I’ve cut my zipper by the yard to size and added the zipper pulls.  Something I always do with zippers that have been cut down to size is whip stich the end of the zipper. This help hold the zipper together and keeps from accidently pulling the zipper pull off!

Construct your front pocket.  Make sure to place the zipper pull on the side you prefer.  Here you see it on the left side when the pocket is face up.  This makes the zipper pull sit on the right-hand side of the body when the bag is worn on the waist.

Whenever I sew pieces to zippers like this, I always line up the bottom of the pieces and carefully press the seam away from the zipper before top stitching.  This help to keep pieces even as you are working.

Next attach the sides.  When ever you are working with curves or triangles you want to make sure that your seamlines match up.  You can see in the bottom left photo that seam line passes through the point where the side piece and pocket piece line up.  An additional step I take when sewing over zippers is to backstitch over the zipper tape.  This adds extra security at a point that you will regularly be tugging or pulling.  If you are using a nylon zipper you can sew right through the zipper.  Please use caution if you are using a metal zipper.

Next, you’ll attach your main zipper.  Make sure your zipper pull is on the same side as your front pocket zipper pull if you prefer the zippers to open the same direction. You’ll be sewing the zipper tape to the curved edge of Panel D.  Sometimes it’s helpful to lay out the pieces together to check your work before sewing. This small curved piece is what gives the bag dimension when the construction is complete.

Attach Panel D to the bottom of the bag front.

Attach the Panel E pieces.  Lining up the long edge of the pattern piece with side front and matching like sides right sides together pin the side together and stitch.

Construct your strap connectors.  If you are using a heavy weight fabric you may find that the interfacing is unnecessary.  Here you can see that the interfacing with this heavy denim makes the connector bulky and unnecessarily thick.  I recut the strap connector and reconstructed it without the fusible fleece.  The connector is still strong and durable and a much more manageable thickness. Apply the connector to the short flat edge of the bag as directed.

We’re almost there, it’s time to assemble the bag!  Unzip the main zipper at least halfway to prepare for turning the bag right side out.
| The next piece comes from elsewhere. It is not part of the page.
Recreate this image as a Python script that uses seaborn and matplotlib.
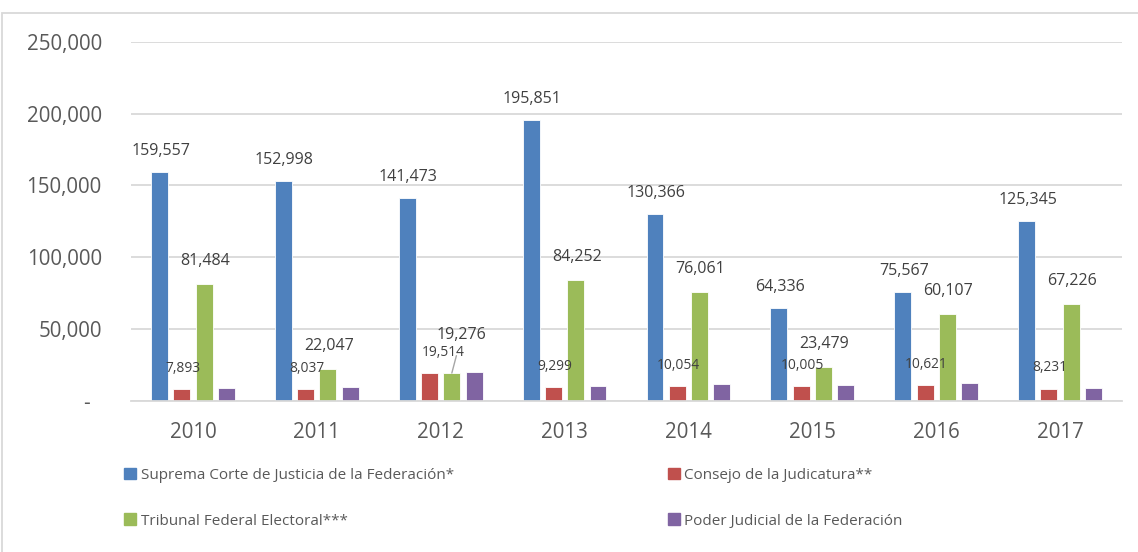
import matplotlib
matplotlib.use("Agg")
import matplotlib.pyplot as plt
import matplotlib.patches as mpatches
import seaborn as sns
import pandas as pd

years = ["2010", "2011", "2012", "2013", "2014", "2015", "2016", "2017"]
series = ["Suprema Corte de Justicia de la Federación*",
          "Consejo de la Judicatura**",
          "Tribunal Federal Electoral***",
          "Poder Judicial de la Federación"]
suprema = [159557, 152998, 141473, 195851, 130366, 64336, 75567, 125345]
consejo = [7893, 8037, 19514, 9299, 10054, 10005, 10621, 8231]
tribunal = [81484, 22047, 19276, 84252, 76061, 23479, 60107, 67226]
poder = [9000, 9400, 20000, 10500, 11700, 11200, 12300, 9000]
colors = ["#4F81BD", "#C0504D", "#9BBB59", "#8064A2"]
yticks = [0, 50000, 100000, 150000, 200000, 250000]

rows = []
for s, vals in zip(series, [suprema, consejo, tribunal, poder]):
    for y, v in zip(years, vals):
        rows.append({"Año": y, "Serie": s, "Valor": v})
df = pd.DataFrame(rows)

sns.set_theme(style="white")
plt.rcParams["font.family"] = ["Open Sans", "DejaVu Sans"]
TXT = "#595959"

W, H = 1138, 552
fig = plt.figure(figsize=(W / 100, H / 100), dpi=100)
ax = fig.add_axes([131 / W, 1 - 400.7 / H, (1122 - 131) / W, (400.7 - 42) / H])

sns.barplot(data=df, x="Año", y="Valor", hue="Serie", hue_order=series,
            order=years, palette=colors, saturation=1, width=0.72, gap=0.24,
            edgecolor="white", linewidth=0.6, ax=ax, legend=False)

ax.set_ylim(0, 250000)
ax.set_xlim(-0.5, len(years) - 0.5)
ax.set_yticks(yticks)
ax.set_yticklabels(["-  "] + [f"{v:,}" for v in yticks[1:]])
ax.set_xlabel("")
ax.set_ylabel("")
ax.grid(axis="y", color="#D9D9D9", linewidth=1.3)
ax.set_axisbelow(True)
for sp in ["left", "right", "top"]:
    ax.spines[sp].set_visible(False)
ax.spines["bottom"].set_color("#D9D9D9")
ax.spines["bottom"].set_linewidth(1.3)
ax.tick_params(axis="y", length=0, pad=21, labelsize=14.8, labelcolor=TXT)
ax.tick_params(axis="x", length=0, pad=15, labelsize=14.8, labelcolor=TXT)

k = 0.72  # px -> pt
def label(bar, text, dx, dy, size, line=False):
    x = bar.get_x() + bar.get_width() / 2
    y = bar.get_height()
    kw = {}
    if line:
        kw["arrowprops"] = dict(arrowstyle="-", color="#A6A6A6", lw=1,
                                shrinkA=7, shrinkB=0)
    ax.annotate(text, (x, y), xytext=(dx * k, dy * k), textcoords="offset points",
                ha="center", va="center", fontsize=size, color="#404040", **kw)

cont = ax.containers
for i, bar in enumerate(cont[0]):
    label(bar, f"{suprema[i]:,}", 1, 21, 11.5)
for i, bar in enumerate(cont[1]):
    if years[i] == "2012":
        label(bar, f"{consejo[i]:,}", 14, 20, 9.9)
    else:
        label(bar, f"{consejo[i]:,}", 1, 21, 9.9)
for i, bar in enumerate(cont[2]):
    if years[i] == "2012":
        label(bar, f"{tribunal[i]:,}", 10, 38, 11.5, line=True)
    else:
        label(bar, f"{tribunal[i]:,}", 1, 23, 11.5)

handles = [mpatches.Patch(color=c) for c in colors]
order = [0, 2, 1, 3]
leg = fig.legend([handles[i] for i in order], [series[i] for i in order],
                 ncol=2, loc="upper left", bbox_to_anchor=(110 / W, 1 - 454 / H),
                 frameon=False, fontsize=11, handlelength=0.8, handleheight=0.8,
                 handletextpad=0.3, labelspacing=2.0, columnspacing=14.0,
                 labelcolor=TXT)

border = mpatches.Rectangle((2 / W, -0.1), 1.2, 1.1 - 12.7 / H, transform=fig.transFigure,
                            fill=False, edgecolor="#D9D9D9", linewidth=1.3, clip_on=False)
fig.patches.append(border)

fig.savefig("out.png", dpi=100, facecolor="white")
Place the exterior pieces right sides together.  You’ll notice that the back is slightly larger than the front.  This is to accommodate the dimension that is added by the front Panel D.  Just line up the edges evenly all the way around and stitch.

Attach the lining by lining up the lining pieces right sides together just like the exterior.  Make sure to leave an opening on the curved bottom edge so that you can turn the bag right side out after attaching the lining.  Make sure to backstitch at your opening!

Clip the corners and curved edges of your sewn bag and turn your bag right side out. Push out your corners and make sure that your bag looks great to you.  Carefully turn the lining out and line up your opening tuck in your raw edge hand sew the opening closed.

Construct your strap.  Join your straps together with a diagonal seam.  This reduces bulk in the finished strap. Press a ½” seam at the short ends of the strap. Then fold your long strap in half.  Take each raw edge to the center and fold again.  Sew the long edges.  You have now constructed a quarter fold strap.

Add the slider buckle.

Add the swivel hook.

Thread the strap back through the slider buckle and attach the remaining swivel hook. Clip your strap to the rings on the main bag.

Your bag is now finished!  The bottom right image here is the medium Ferris placed on top of a completed large Ferris to give you an idea of the range of sizes provided in the pattern.

I’m looking forward to taking my Ferris Fanny Pack on many adventures in the future.